Gary hired Phil Chou in 1990, and one of Phil's most cherished memories was from his first day on the job. Gary and Phil had a long conversation about the technical problems of building consistent probability models for images built up of characters on a page. After a pause towards the end of the conversation, Gary nodded in satisfaction, and remarked about the prospect of their future collaboration, in his typically understated way, ``This is going to be good ..." And it was!

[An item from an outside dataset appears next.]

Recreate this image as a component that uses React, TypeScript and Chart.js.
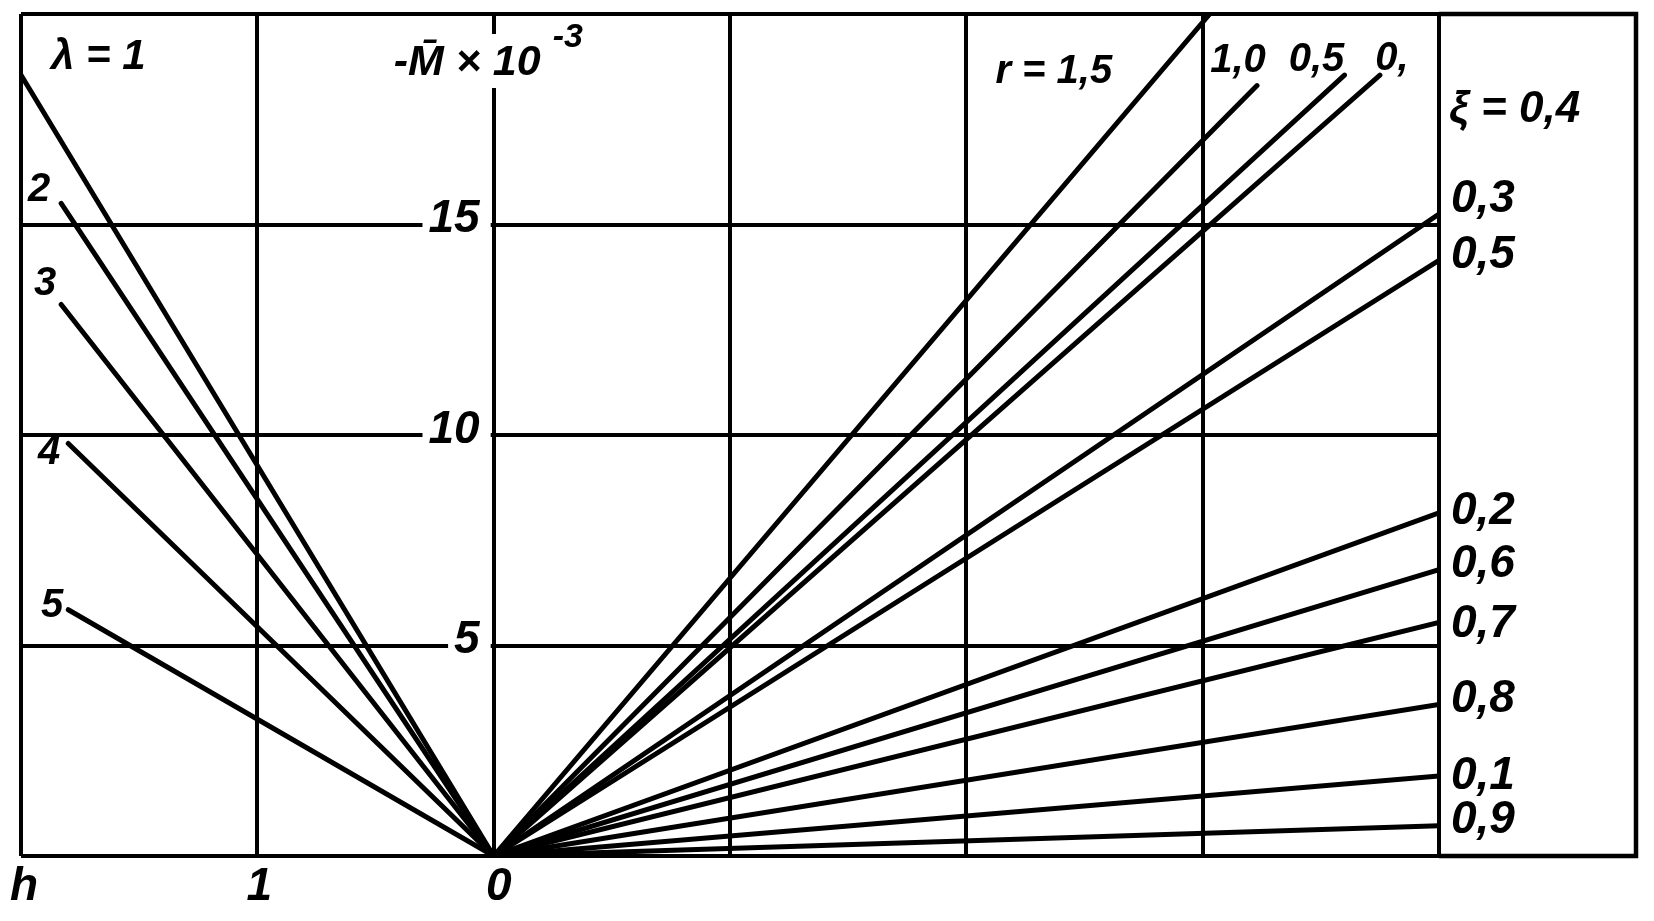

Beyond all his talents - his ability to find the most important problems, and his optimism and energy to attack and solve them - Gary had an inner strength that confounded me. He was probably in better condition than anyone in the research center. He exercised every day, typically running about 5 miles in all weather conditions. I never tried to run with him, because it would have been impossible to keep up. And when he got sick a year and a half ago, he approached his fate with a courage I still cannot imagine. He forewent drastic invasive procedures that might have prolonged his survival, because he believed that every day counted and the quality of his days was paramount. He retained his interest in all things, mundane and profound, up to the end.
All of us who were touched by his gifts, and by his generosity, have been enriched in special ways that we will never forget.